The overall usage and flow feels very refined and from what I have seen it is all GUI driven, the experience just feels ‘logical’ and well put together. Then, even their top features like vMotion worked wonders in a low end random setup lab like mine with HP PCs from the 2011 era, 100 Mbps network cards, and entry level consumer SDDs, which gives you confidence on the quality of the software.
I remember installing ESXi 8 on my three lab nodes and getting warnings in all directions about the CPU being way out of support, at risk of bugs, incompatible, and thinking to myself “ok this is never going to work you’ll have to go back on eBay and find some more modern kit to get this running” but nope, I did not experience any trouble and could proceed.
vCenter is impressive and the actionable dashboards are very easy to use, they’ve really turned a topic complicated like virtualisation into something enjoyable. That aside, I don’t know how you’d script the management of VMWare and combine it with a bash command line, but I am pretty sure it exists, just have not seen it.

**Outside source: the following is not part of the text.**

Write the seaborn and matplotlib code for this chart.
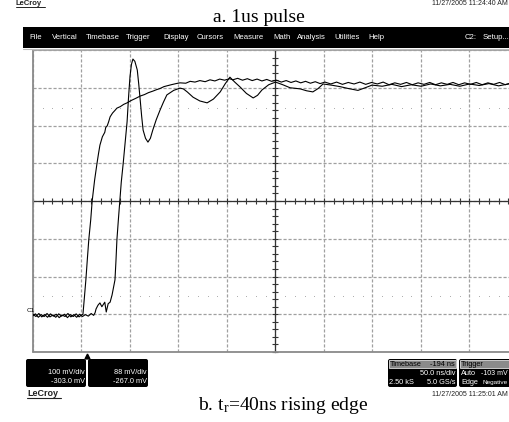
import numpy as np
import pandas as pd
import matplotlib
matplotlib.use("Agg")
import matplotlib.pyplot as plt
from matplotlib.ticker import MultipleLocator
from matplotlib.patches import Rectangle, FancyBboxPatch
import seaborn as sns

# ---------------- data (screen divisions: x -5..5, y -4..4) ----------------
c1_x = [-5.00, -4.95, -4.89, -4.83, -4.77, -4.71, -4.65, -4.59, -4.53, -4.47, -4.41, -4.35,
        -4.29, -4.23, -4.17, -4.11, -4.05, -4.00, -3.97, -3.94, -3.91, -3.88, -3.85, -3.81,
        -3.78, -3.73, -3.68, -3.65, -3.62, -3.57, -3.52, -3.50, -3.47, -3.44, -3.41, -3.36,
        -3.31, -3.27, -3.20, -3.13, -3.06, -2.98, -2.88, -2.79, -2.70, -2.62, -2.53, -2.45,
        -2.38, -2.30, -2.24, -2.15, -2.05, -1.97, -1.85, -1.76, -1.66, -1.56, -1.45, -1.35,
        -1.25, -1.15, -1.05, -0.95, -0.88, -0.78, -0.68, -0.58, -0.48, -0.38, -0.28, -0.18,
        -0.08, 0.02, 0.12, 0.22, 0.32, 0.42, 0.52, 0.62, 0.72, 0.82, 0.92, 1.02, 1.14, 1.26,
        1.38, 1.50, 1.62, 1.74, 1.86, 1.98, 2.10, 2.22, 2.34, 2.46, 2.58, 2.70, 2.82, 2.94,
        3.06, 3.18, 3.30, 3.42, 3.54, 3.66, 3.78, 3.90, 4.02, 4.14, 4.26, 4.38, 4.50, 4.62,
        4.74, 4.86, 5.00]
c1_y = [-3.04, -2.99, -3.08, -3.01, -3.06, -2.98, -3.07, -3.02, -3.08, -2.99, -3.05, -3.00,
        -3.09, -3.01, -3.06, -2.99, -3.07, -3.02, -3.00, -2.55, -2.09, -1.55, -1.03, -0.50,
        0.00, 0.55, 1.00, 1.25, 1.48, 1.70, 1.82, 1.95, 1.99, 2.10, 2.23, 2.33,
        2.40, 2.46, 2.50, 2.56, 2.60, 2.66, 2.72, 2.78, 2.82, 2.87, 2.91, 2.95,
        2.98, 3.03, 3.05, 3.08, 3.11, 3.13, 3.12, 3.17, 3.15, 3.19, 3.16, 3.21,
        3.18, 3.23, 3.20, 3.24, 3.21, 3.25, 3.20, 3.24, 3.19, 3.23, 3.18, 3.22,
        3.17, 3.20, 3.15, 3.19, 3.14, 3.18, 3.13, 3.17, 3.12, 3.16, 3.11, 3.15, 3.10, 3.15,
        3.09, 3.14, 3.10, 3.15, 3.09, 3.14, 3.10, 3.15, 3.08, 3.13, 3.09, 3.14, 3.08, 3.13,
        3.09, 3.14, 3.08, 3.13, 3.09, 3.14, 3.08, 3.13, 3.09, 3.14, 3.08, 3.13, 3.09, 3.14,
        3.08, 3.13, 3.10]

c2_x = [-5.00, -4.94, -4.88, -4.82, -4.76, -4.70, -4.64, -4.58, -4.52, -4.46, -4.40, -4.34,
        -4.28, -4.22, -4.16, -4.10, -4.04, -3.98, -3.92, -3.86, -3.80, -3.75, -3.72, -3.70,
        -3.66, -3.62, -3.58, -3.55, -3.52, -3.49, -3.45, -3.41, -3.37, -3.31, -3.29, -3.27,
        -3.24, -3.21, -3.18, -3.14, -3.10, -3.06, -3.03, -3.00, -2.97, -2.94, -2.90, -2.85,
        -2.82, -2.79, -2.76, -2.73, -2.68, -2.63, -2.58, -2.53, -2.46, -2.38, -2.31, -2.24,
        -2.10, -1.97, -1.90, -1.82, -1.70, -1.56, -1.41, -1.28, -1.14, -1.04, -0.94, -0.84,
        -0.73, -0.60, -0.46, -0.37, -0.28, -0.14, 0.00, 0.15, 0.30, 0.51, 0.64, 0.77, 0.88,
        0.98, 1.15, 1.33, 1.50, 1.70, 1.85, 1.99, 2.20, 2.40, 2.60, 2.80, 3.00, 3.20, 3.40,
        3.60, 3.80, 4.00, 4.20, 4.40, 4.60, 4.80, 5.00]
c2_y = [-3.00, -3.06, -2.98, -3.07, -3.01, -3.08, -2.99, -3.05, -3.00, -3.09, -3.02, -3.06,
        -2.98, -3.07, -3.01, -3.08, -3.00, -3.06, -3.01, -3.05, -2.98, -3.03, -2.96, -2.86,
        -2.76, -2.70, -2.80, -2.74, -2.68, -2.94, -2.72, -2.68, -2.49, -2.09, -1.60, -1.03,
        -0.50, 0.00, 0.50, 1.00, 1.55, 2.10, 2.75, 3.30, 3.62, 3.76, 3.70, 3.47,
        3.10, 2.68, 2.25, 1.88, 1.66, 1.56, 1.66, 1.88, 2.15, 2.41, 2.62, 2.81,
        2.93, 2.99, 2.97, 2.89, 2.75, 2.65, 2.60, 2.70, 2.89, 3.10, 3.28, 3.15,
        3.02, 2.85, 2.73, 2.80, 2.94, 3.08, 3.15, 3.08, 3.00, 2.97, 2.92, 2.89, 2.98,
        3.10, 3.07, 3.03, 2.98, 2.93, 3.00, 3.07, 3.04, 3.09, 3.03, 3.08, 3.04, 3.10, 3.05,
        3.09, 3.04, 3.10, 3.06, 3.11, 3.05, 3.10, 3.07]

guide_levels = [2.46, -2.52]

ch1_label = ["100 mV/div", "-303.0 mV"]
ch2_label = ["88 mV/div", "-267.0 mV"]
menu_items = ["File", "Vertical", "Timebase", "Trigger", "Display", "Cursors", "Measure",
              "Math", "Analysis", "Utilities", "Help"]

df = pd.concat([
    pd.DataFrame({"t": c1_x, "v": c1_y, "ch": "C1"}),
    pd.DataFrame({"t": c2_x, "v": c2_y, "ch": "C2"}),
])

# ---------------- style ----------------
sns.set_style("white")
plt.rcParams['font.family'] = ['Liberation Sans', 'DejaVu Sans']
plt.rcParams['mathtext.fontset'] = 'custom'
plt.rcParams['mathtext.rm'] = 'Liberation Serif'
plt.rcParams['mathtext.it'] = 'Liberation Serif:italic'

W, H = 510, 422
fig = plt.figure(figsize=(W / 100, H / 100), dpi=100)
fig.patch.set_facecolor("white")

ax = fig.add_axes([33 / W, 1 - 352 / H, 485 / W, 302 / H])

# dotted guide rows
dots_x = [v for v in np.arange(-5, 5.001, 0.2) if abs(v - round(v)) > 1e-6]
for lv in guide_levels:
    ax.plot(dots_x, [lv] * len(dots_x), ls="none", marker="s", ms=0.6, mew=0,
            color="#a8a8a8", zorder=2)

sns.lineplot(data=df, x="t", y="v", hue="ch", palette=["black", "black"], legend=False,
             estimator=None, sort=False, lw=0.8, ax=ax, zorder=4)

ax.set_xlim(-5, 5)
ax.set_ylim(-4, 4)
ax.set_facecolor("white")
ax.set_xlabel("")
ax.set_ylabel("")

# grid
ax.xaxis.set_major_locator(MultipleLocator(1))
ax.yaxis.set_major_locator(MultipleLocator(1))
ax.xaxis.set_minor_locator(MultipleLocator(0.2))
ax.yaxis.set_minor_locator(MultipleLocator(0.2))
ax.grid(True, which="major", color="#a0a0a0", ls=(0, (2.5, 1.5)), lw=0.9)
ax.set_axisbelow(True)

# center cross with ticks via spines
for s in ["top", "right"]:
    ax.spines[s].set_visible(False)
ax.spines["left"].set_position(("data", 0))
ax.spines["bottom"].set_position(("data", 0))
for s in ["left", "bottom"]:
    ax.spines[s].set_color("#333333")
    ax.spines[s].set_linewidth(0.9)
ax.tick_params(which="both", bottom=True, left=True, top=False, right=False,
               direction="inout", length=4, width=0.8, color="#333333",
               labelbottom=False, labelleft=False)

# frame
ax.plot([-5, -5], [-4, 4], color="#8a8a8a", lw=1.3, clip_on=False, zorder=3)
ax.plot([-5, 5], [4, 4], color="#a0a0a0", lw=1.3, clip_on=False, zorder=3)
ax.plot([-5, 5], [-4, -4], color="#8a8a8a", lw=1.3, clip_on=False, zorder=3)

# ---------------- overlay (pixel coordinates) ----------------
ov = fig.add_axes([0, 0, 1, 1], zorder=5)
ov.set_xlim(0, W)
ov.set_ylim(H, 0)
ov.axis("off")
ov.patch.set_visible(False)

# top header
ov.text(16, 0.3, "LeCroy", fontsize=5.5, fontweight="bold", color="#222", va="top",
        ha="left")
ov.plot([16, 45], [6.6, 6.6], color="#222", lw=0.7)
ov.text(508, 0.3, "11/27/2005 11:24:40 AM", fontsize=5, color="#222", ha="right",
        va="top")
ov.text(259, 17, "a. 1us pulse", fontsize=14, family="Liberation Serif", ha="center",
        va="center", color="black")

# menu bar
ov.add_patch(Rectangle((23, 27), 490, 21, fc="black", ec="none"))
menu_pos = [29, 52, 86, 126, 163, 197, 233, 273, 297, 334, 368]
for name, px in zip(menu_items, menu_pos):
    ov.text(px, 37.5, name, fontsize=5.6, color="white", ha="left", va="center")
ov.text(465, 37.5, "C2:", fontsize=5.6, color="white", ha="left", va="center")
ov.text(483, 37.5, "Setup...", fontsize=5.6, color="white", ha="left", va="center")
ov.plot([23, 510], [48.8, 48.8], color="#bbbbbb", lw=0.8)

# channel marker
ov.text(26.5, 311, "C1", fontsize=4.5, color="black", ha="left", va="center")

# trigger marker
ov.plot([87], [355.5], marker="^", ms=3.5, color="black")

# channel boxes
for x0, lines in [(26, ch1_label), (88, ch2_label)]:
    ov.add_patch(FancyBboxPatch((x0, 359), 60, 28,
                                boxstyle="round,pad=0,rounding_size=2",
                                fc="black", ec="none"))
    ov.text(x0 + 59, 373, lines[0], fontsize=5.3, color="white", ha="right", va="center")
    ov.text(x0 + 59, 381.5, lines[1], fontsize=5.3, color="white", ha="right", va="center")

# timebase box
ov.add_patch(FancyBboxPatch((388, 359), 69, 28, boxstyle="round,pad=0,rounding_size=2",
                            fc="black", ec="none"))
ov.add_patch(Rectangle((389, 360), 67, 8, fc="#8a8a8a", ec="white", lw=0.5))
ov.text(390, 364, "Timebase", fontsize=5.3, color="black", ha="left", va="center")
ov.text(455, 364, "-194 ns", fontsize=5.3, color="black", ha="right", va="center")
ov.text(456, 373.5, "50.0 ns/div", fontsize=5.3, color="white", ha="right", va="center")
ov.text(389, 382.5, "2.50 kS", fontsize=5.3, color="white", ha="left", va="center")
ov.text(456, 382.5, "5.0 GS/s", fontsize=5.3, color="white", ha="right", va="center")

# trigger box
ov.add_patch(FancyBboxPatch((459, 359), 60, 28, boxstyle="round,pad=0,rounding_size=2",
                            fc="black", ec="none"))
ov.add_patch(Rectangle((460, 360), 58, 8, fc="#8a8a8a", ec="white", lw=0.5))
ov.text(461, 364, "Trigger", fontsize=5.3, color="black", ha="left", va="center")
ov.text(461, 373.5, "Auto", fontsize=5.3, color="white", ha="left", va="center")
ov.text(508, 373.5, "-103 mV", fontsize=5.0, color="white", ha="right", va="center")
ov.text(461, 382.5, "Edge", fontsize=5.3, color="white", ha="left", va="center")
ov.text(508, 382.5, "Negative", fontsize=4.6, color="white", ha="right", va="center")

# bottom footer
ov.text(27, 393, "LeCroy", fontsize=6.5, fontweight="bold", color="#222", ha="left",
        va="center")
ov.plot([27, 61], [397.5, 397.5], color="#222", lw=0.8)
ov.text(508, 394, "11/27/2005 11:25:01 AM", fontsize=5.0, color="#222", ha="right",
        va="center")
ov.text(283, 406, r"b. t$_\mathrm{r}$=40ns rising edge", fontsize=14,
        family="Liberation Serif", ha="center", va="center", color="black")

fig.savefig("out.png", dpi=100, facecolor="white")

Finally went on to test some of my favorites cloud tools, one is Cloud-init, and there are some nice guided activity at VM launch to import cloud-init scripts and get machines the way you want them, as long as you use an image that is cloud-init ready and compatible of course (the -generic-cloud ones!). I also read they support Terraform which I have not been able to test, I will probably do it in the near future in combinaison of a CICD pipeline – maybe the topic of a future article.
vMotion requires vSAN, and the latter needs some good SDDs and network which my lab does not have so I could not really test it the traditional way. I can recall using vMotion with an NFS share instead of a pool vSAN and even with multiple warnings on the console saying it is not optimal I was able to hop VMs from one host to the next easily.
Overall I feel it was a must for me to review this technology so I could understand where the clients come from when approaching cloud platforms.
A few things I struggled with related to VMware:
- At install I had to deal with some weird DNS hang ups, you’ve got to manually enter DNS entries on your router before a vCenter install.
- If the nodes are turned off suddenly, it can cause issues, I’ve managed to get my vCenter corrupted this way and had to do some CLI on the host to get it back, and if you are unlucky you may have to reinstall vCenter entirely.
- There are multiples types of template, libraries around the VMs functionality and some terminology I find confusing at first.
Also struggle with, but not related with VMware
- The networking can be cumbersome, you are adding multiple layers of networking here with vlans and overlays, virtual switches and what not, I am pretty sure this can get nasty quickly. Also you can also brick yourself out of vCenter, so beware!!
- A flurry of virtual machine images formats and convertions to be done… qcow, dd, raw, iso, vmdk, and what else – it is quite a thing, you will see!
Thank you for your attention and see you soon!